_Records with drawing code_.
* BEGIN *
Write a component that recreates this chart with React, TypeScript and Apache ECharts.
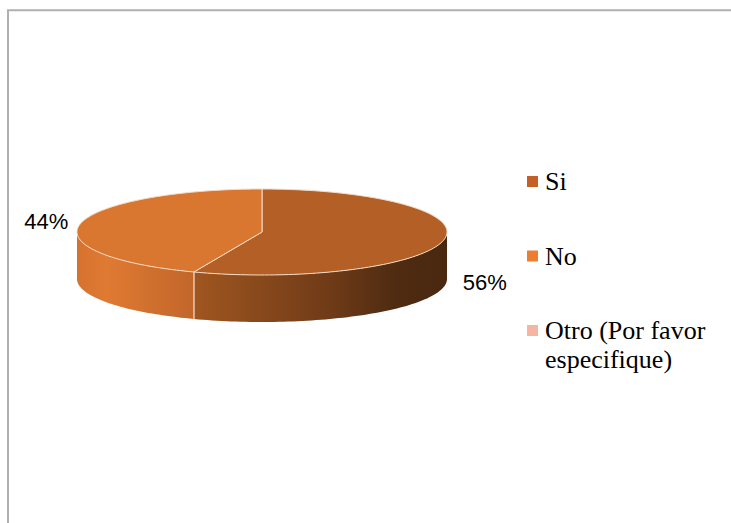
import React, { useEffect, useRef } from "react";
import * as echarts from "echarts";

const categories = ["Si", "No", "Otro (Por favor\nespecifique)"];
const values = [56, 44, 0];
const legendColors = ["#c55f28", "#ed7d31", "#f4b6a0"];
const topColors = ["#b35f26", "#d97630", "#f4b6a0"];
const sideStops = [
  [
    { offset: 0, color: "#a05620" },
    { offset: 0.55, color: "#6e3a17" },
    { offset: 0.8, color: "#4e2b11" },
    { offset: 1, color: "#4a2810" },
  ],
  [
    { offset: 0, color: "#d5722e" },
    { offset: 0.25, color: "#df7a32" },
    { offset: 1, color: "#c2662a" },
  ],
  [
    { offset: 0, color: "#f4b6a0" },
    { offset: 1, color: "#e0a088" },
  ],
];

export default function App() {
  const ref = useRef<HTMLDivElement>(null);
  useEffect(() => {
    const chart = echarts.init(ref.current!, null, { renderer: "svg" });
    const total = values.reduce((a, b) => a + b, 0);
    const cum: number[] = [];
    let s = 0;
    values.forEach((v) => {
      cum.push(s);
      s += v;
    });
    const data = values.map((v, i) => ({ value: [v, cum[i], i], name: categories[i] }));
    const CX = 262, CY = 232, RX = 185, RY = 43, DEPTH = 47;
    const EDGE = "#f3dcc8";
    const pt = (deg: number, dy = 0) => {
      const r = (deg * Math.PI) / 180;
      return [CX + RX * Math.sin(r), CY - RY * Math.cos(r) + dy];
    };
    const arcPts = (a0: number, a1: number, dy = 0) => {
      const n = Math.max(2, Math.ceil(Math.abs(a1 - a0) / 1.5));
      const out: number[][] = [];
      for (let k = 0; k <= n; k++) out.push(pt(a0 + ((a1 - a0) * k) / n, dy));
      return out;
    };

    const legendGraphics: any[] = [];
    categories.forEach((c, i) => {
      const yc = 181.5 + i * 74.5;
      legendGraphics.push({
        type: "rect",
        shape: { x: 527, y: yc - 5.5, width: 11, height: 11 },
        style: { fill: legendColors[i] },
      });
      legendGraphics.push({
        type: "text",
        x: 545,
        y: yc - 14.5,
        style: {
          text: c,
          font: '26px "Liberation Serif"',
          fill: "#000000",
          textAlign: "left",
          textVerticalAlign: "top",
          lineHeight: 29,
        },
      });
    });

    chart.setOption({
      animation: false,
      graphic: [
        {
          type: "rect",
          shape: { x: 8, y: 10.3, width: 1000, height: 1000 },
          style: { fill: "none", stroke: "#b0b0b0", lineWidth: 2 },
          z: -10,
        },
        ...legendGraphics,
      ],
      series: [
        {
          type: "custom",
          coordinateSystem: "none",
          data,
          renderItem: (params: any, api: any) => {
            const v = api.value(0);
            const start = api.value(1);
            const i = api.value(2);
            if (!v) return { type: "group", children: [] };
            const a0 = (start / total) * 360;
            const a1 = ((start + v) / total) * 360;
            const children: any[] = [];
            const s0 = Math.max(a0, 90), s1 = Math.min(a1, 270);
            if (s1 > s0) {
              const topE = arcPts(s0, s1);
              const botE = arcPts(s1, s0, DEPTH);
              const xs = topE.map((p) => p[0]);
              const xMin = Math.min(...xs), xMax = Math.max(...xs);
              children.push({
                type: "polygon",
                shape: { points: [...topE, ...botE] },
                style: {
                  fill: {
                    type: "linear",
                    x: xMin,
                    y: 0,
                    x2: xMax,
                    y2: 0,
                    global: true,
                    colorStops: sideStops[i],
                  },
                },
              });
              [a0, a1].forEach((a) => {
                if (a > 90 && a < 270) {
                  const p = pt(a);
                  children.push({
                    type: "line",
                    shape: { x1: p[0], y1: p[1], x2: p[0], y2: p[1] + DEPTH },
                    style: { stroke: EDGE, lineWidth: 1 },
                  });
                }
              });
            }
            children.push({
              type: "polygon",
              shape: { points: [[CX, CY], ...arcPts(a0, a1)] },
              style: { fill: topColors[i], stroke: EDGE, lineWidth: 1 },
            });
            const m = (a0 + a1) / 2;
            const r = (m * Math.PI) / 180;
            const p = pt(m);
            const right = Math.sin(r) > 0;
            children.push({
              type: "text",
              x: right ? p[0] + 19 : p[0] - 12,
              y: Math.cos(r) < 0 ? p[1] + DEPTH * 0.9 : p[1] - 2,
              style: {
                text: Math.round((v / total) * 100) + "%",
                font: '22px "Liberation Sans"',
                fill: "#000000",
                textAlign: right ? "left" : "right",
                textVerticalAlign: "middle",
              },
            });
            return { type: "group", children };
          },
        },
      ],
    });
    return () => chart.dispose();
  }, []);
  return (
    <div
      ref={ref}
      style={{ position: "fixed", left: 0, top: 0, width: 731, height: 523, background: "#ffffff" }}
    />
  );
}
* END *
* BEGIN *
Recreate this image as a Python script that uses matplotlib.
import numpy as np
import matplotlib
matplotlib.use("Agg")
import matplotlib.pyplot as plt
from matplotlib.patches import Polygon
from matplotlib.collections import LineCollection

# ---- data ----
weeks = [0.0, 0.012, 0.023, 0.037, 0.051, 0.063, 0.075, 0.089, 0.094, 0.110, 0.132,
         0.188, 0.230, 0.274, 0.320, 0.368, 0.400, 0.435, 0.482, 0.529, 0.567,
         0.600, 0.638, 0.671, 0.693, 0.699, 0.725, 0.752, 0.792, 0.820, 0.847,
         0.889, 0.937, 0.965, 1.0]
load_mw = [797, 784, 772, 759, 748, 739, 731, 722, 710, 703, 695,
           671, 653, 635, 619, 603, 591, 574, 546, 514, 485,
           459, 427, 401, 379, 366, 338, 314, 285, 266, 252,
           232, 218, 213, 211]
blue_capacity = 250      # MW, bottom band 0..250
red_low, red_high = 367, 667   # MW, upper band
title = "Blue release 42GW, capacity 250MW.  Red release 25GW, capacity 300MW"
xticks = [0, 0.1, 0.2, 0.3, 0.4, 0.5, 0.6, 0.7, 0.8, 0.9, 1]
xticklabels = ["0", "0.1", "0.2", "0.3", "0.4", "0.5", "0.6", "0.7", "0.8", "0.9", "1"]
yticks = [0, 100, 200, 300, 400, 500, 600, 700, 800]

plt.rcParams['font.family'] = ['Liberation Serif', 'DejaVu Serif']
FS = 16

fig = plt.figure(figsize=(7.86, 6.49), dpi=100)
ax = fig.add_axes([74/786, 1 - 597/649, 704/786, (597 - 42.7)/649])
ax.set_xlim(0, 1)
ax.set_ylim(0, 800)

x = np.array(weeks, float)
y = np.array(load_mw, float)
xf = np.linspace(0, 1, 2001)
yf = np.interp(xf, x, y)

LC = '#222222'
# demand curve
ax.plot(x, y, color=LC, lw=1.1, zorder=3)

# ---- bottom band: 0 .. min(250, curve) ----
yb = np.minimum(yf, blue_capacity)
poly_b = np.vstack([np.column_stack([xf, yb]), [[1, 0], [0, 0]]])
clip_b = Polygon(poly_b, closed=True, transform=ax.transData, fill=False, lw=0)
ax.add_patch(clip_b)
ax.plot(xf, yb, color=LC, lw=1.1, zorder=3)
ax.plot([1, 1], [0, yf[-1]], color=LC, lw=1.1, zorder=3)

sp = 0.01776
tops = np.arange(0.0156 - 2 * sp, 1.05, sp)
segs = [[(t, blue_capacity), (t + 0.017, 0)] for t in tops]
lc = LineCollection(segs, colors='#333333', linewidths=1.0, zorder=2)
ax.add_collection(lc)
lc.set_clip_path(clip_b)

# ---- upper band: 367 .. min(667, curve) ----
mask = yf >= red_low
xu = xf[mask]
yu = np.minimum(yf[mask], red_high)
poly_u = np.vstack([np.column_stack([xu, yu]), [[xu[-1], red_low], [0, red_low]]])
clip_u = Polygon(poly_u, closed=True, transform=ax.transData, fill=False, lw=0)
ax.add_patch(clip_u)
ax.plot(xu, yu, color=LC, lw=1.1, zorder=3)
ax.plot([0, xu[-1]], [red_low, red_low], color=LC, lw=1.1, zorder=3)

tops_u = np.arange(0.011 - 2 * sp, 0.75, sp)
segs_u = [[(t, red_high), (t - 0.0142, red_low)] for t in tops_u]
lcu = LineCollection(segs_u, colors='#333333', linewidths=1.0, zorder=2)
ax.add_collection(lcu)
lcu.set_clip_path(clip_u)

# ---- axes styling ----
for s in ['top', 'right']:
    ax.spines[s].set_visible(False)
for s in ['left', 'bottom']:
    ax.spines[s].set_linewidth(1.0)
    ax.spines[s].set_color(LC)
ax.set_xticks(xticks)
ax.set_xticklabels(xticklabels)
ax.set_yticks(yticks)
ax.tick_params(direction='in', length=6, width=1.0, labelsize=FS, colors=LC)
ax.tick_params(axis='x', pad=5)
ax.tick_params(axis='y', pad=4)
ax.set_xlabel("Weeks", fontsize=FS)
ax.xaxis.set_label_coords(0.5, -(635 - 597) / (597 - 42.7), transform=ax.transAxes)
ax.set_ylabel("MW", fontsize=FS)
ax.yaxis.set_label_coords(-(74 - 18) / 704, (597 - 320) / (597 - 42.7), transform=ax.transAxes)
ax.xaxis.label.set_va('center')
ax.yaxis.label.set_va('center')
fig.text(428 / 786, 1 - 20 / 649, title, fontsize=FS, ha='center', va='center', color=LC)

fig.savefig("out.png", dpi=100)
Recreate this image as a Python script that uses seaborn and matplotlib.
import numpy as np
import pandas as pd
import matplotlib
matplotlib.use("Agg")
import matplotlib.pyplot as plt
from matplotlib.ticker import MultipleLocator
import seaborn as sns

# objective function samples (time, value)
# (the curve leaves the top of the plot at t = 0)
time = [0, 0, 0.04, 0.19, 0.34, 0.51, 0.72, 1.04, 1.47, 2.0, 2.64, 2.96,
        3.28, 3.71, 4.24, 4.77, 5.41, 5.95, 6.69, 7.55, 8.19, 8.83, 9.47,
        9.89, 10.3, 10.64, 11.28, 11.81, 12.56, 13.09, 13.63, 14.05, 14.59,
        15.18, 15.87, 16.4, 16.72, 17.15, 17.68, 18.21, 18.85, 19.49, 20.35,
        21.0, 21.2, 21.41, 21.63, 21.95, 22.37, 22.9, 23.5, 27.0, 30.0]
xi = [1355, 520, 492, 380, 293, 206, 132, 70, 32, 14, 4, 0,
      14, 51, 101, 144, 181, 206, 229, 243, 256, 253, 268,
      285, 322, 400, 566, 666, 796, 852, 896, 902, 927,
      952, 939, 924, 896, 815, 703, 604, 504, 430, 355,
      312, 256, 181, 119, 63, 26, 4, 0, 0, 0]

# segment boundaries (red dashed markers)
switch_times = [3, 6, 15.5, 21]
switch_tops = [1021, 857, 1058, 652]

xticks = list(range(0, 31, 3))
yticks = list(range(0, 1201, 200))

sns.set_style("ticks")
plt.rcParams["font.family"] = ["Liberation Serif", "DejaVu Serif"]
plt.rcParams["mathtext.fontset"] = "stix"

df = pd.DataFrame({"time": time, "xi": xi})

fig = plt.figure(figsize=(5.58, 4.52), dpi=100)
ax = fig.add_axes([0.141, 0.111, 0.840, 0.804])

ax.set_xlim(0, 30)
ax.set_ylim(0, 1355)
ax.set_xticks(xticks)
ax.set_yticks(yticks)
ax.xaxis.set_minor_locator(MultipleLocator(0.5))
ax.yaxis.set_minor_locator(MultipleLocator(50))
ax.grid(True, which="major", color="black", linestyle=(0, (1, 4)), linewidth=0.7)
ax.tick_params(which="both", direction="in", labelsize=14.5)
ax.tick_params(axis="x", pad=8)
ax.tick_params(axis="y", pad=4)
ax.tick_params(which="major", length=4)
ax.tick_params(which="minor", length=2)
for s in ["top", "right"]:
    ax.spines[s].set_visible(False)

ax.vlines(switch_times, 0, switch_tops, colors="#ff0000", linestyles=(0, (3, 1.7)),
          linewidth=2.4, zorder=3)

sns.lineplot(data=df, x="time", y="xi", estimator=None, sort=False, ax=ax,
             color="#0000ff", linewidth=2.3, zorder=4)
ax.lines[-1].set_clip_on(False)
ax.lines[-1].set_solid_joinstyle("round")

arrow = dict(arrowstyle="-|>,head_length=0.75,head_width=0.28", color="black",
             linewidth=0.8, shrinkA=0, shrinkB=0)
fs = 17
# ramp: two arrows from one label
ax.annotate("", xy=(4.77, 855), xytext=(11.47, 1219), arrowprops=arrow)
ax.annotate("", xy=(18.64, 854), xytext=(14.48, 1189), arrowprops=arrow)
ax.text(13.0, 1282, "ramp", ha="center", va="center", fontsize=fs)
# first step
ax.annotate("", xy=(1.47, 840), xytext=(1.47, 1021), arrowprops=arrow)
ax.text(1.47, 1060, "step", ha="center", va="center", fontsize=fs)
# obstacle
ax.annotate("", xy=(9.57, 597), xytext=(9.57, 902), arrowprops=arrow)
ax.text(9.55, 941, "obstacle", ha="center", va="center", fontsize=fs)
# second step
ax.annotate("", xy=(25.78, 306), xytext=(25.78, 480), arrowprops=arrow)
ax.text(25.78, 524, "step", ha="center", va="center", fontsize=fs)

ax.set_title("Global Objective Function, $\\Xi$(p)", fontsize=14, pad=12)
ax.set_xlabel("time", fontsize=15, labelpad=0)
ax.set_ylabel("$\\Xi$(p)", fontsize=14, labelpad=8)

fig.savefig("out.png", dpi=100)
* END *
* BEGIN *
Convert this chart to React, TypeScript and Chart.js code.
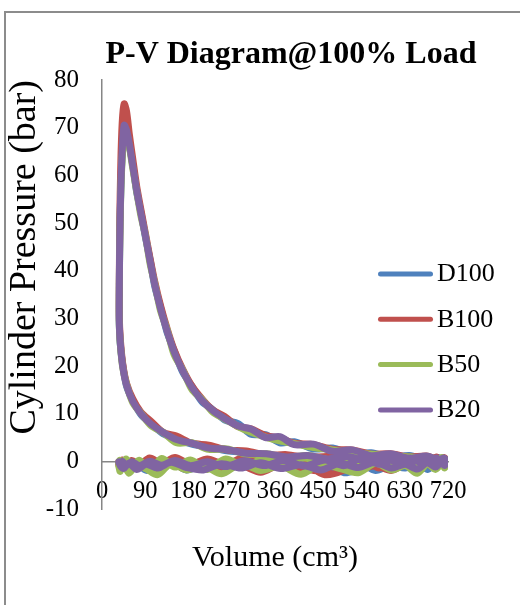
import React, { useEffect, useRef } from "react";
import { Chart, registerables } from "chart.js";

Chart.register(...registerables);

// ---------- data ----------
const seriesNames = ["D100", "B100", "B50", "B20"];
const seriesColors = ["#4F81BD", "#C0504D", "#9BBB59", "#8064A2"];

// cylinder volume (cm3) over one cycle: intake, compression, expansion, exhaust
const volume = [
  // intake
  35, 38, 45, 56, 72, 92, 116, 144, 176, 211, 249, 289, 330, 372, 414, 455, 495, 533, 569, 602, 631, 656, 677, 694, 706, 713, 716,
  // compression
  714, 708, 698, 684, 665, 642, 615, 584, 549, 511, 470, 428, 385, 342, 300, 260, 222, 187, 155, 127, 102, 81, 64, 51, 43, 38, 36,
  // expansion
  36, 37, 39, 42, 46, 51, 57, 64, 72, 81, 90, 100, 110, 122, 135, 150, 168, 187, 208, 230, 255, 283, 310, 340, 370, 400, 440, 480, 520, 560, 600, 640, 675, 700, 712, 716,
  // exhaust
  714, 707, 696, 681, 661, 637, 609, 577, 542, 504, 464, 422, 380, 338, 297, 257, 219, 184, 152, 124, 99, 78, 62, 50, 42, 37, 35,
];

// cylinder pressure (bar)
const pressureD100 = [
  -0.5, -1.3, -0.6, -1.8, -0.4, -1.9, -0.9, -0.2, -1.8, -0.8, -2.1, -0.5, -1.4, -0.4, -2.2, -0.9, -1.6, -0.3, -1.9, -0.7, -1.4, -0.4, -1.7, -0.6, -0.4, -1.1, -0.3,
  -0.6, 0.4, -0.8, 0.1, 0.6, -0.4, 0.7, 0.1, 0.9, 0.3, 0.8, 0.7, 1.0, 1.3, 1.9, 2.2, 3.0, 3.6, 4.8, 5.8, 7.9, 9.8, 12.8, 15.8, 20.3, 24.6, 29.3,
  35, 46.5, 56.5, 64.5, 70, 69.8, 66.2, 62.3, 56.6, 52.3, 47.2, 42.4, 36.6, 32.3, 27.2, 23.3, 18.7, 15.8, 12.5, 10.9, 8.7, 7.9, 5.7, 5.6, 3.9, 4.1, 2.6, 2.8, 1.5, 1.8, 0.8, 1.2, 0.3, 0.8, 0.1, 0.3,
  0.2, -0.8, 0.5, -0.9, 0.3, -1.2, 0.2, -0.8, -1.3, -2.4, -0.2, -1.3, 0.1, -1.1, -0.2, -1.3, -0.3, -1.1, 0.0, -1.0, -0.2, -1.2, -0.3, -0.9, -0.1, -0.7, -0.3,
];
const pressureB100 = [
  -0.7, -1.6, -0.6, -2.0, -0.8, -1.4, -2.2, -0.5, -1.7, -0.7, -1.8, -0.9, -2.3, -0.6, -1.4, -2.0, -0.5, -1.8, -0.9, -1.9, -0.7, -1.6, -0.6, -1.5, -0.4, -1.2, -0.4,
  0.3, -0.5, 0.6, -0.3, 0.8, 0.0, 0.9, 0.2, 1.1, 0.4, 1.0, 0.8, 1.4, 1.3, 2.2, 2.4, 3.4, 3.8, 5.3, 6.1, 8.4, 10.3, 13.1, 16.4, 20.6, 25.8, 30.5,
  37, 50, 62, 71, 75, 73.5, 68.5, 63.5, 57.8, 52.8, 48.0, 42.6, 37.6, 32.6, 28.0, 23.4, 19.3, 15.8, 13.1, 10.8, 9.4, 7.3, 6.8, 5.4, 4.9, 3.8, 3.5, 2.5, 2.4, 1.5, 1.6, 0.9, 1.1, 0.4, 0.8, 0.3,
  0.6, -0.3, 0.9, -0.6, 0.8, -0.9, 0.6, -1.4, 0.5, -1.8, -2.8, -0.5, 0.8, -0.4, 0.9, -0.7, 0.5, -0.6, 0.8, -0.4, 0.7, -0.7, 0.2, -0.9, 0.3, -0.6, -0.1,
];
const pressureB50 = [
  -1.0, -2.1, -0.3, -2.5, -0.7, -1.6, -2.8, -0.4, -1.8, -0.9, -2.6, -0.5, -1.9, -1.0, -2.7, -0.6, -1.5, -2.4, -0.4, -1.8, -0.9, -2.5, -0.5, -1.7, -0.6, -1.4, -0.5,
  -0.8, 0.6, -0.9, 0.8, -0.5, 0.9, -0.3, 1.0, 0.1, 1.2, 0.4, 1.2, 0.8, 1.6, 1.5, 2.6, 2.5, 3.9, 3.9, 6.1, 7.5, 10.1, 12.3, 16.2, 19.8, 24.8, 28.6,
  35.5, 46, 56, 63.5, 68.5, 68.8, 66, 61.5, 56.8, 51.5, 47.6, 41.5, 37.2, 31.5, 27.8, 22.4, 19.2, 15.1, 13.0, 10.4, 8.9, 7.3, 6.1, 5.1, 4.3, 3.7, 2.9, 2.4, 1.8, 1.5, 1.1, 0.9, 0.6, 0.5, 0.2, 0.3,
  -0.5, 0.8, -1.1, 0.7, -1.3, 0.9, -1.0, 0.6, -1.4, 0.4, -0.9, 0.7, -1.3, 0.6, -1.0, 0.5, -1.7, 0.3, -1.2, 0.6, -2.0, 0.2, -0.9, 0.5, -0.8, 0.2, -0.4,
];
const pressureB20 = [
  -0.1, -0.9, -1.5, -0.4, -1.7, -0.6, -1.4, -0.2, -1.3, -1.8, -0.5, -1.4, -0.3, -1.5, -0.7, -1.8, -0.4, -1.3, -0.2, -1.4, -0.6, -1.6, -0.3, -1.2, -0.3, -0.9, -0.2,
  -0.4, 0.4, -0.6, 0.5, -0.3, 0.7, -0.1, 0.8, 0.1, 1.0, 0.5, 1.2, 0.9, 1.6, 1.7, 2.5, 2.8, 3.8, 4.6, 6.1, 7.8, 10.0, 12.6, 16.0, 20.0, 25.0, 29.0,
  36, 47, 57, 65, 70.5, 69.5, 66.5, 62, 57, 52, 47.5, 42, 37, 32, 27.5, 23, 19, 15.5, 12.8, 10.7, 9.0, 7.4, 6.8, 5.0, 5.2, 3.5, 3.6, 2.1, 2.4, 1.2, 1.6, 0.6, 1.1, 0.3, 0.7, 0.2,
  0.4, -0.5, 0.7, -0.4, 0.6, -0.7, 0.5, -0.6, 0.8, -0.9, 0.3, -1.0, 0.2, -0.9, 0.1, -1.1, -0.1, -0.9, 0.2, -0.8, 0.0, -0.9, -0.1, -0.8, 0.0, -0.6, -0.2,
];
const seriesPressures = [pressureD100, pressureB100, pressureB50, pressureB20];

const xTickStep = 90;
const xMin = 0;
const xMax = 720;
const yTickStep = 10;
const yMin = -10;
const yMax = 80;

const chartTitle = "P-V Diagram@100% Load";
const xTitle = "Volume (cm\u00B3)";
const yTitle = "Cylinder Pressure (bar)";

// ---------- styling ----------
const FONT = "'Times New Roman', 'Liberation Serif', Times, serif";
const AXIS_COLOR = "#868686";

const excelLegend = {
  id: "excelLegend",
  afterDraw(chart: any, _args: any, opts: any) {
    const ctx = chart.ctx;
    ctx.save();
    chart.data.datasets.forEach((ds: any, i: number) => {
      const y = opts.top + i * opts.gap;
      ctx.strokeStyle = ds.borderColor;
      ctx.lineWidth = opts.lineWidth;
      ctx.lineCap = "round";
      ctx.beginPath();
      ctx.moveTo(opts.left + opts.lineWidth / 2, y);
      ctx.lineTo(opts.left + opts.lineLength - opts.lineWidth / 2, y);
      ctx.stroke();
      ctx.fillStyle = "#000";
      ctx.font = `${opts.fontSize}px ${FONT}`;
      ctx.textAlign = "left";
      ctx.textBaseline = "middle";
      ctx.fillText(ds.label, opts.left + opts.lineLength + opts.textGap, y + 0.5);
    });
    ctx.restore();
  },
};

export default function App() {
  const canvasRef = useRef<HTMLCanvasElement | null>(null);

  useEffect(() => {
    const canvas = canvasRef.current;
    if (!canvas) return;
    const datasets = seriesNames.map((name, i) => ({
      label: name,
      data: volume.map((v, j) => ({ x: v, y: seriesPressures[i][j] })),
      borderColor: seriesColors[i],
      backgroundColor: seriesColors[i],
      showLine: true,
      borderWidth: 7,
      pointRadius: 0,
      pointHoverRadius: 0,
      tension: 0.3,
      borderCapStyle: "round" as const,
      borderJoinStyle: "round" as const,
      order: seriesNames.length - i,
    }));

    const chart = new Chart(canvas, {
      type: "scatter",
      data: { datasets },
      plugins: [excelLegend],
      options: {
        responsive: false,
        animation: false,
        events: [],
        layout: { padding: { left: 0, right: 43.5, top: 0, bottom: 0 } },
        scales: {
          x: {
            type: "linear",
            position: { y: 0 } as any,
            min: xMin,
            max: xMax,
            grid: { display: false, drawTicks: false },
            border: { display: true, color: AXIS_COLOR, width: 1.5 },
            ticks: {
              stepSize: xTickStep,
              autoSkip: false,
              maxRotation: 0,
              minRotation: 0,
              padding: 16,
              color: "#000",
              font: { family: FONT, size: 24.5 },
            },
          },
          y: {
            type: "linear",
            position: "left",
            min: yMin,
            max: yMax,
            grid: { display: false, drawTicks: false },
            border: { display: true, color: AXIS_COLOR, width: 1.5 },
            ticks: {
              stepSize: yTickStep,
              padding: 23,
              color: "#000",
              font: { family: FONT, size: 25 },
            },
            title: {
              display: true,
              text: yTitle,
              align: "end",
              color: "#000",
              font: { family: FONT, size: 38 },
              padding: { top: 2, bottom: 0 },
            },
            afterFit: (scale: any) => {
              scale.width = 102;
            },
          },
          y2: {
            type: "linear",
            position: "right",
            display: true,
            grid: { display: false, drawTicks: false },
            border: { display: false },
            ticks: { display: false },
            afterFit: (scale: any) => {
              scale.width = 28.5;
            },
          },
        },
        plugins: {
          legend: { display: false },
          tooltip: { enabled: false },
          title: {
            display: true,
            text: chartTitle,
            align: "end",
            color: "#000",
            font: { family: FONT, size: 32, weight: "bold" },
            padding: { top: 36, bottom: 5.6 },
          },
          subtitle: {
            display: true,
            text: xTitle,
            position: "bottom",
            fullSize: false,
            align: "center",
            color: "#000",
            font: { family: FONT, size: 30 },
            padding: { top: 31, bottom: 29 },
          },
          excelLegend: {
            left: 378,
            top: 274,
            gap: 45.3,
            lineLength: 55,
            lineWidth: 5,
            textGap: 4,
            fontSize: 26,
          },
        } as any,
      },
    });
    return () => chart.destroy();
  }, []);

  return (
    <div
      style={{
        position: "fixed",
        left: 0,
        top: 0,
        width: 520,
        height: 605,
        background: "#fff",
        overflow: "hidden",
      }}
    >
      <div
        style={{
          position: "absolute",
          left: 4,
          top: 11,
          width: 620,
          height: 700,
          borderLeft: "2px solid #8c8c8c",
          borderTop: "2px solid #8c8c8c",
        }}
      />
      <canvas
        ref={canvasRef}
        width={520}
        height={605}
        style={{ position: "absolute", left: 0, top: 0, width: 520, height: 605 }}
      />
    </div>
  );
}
* END *
Scan the material above for the word "matplotlib". Copy each line where it occurs.

_The solution_.
Recreate this image as a Python script that uses matplotlib.
import matplotlib
matplotlib.use("Agg")
import matplotlib.pyplot as plt
from matplotlib.patches import Polygon
from matplotlib.collections import LineCollection
Recreate this image as a Python script that uses seaborn and matplotlib.
import matplotlib
matplotlib.use("Agg")
import matplotlib.pyplot as plt
from matplotlib.ticker import MultipleLocator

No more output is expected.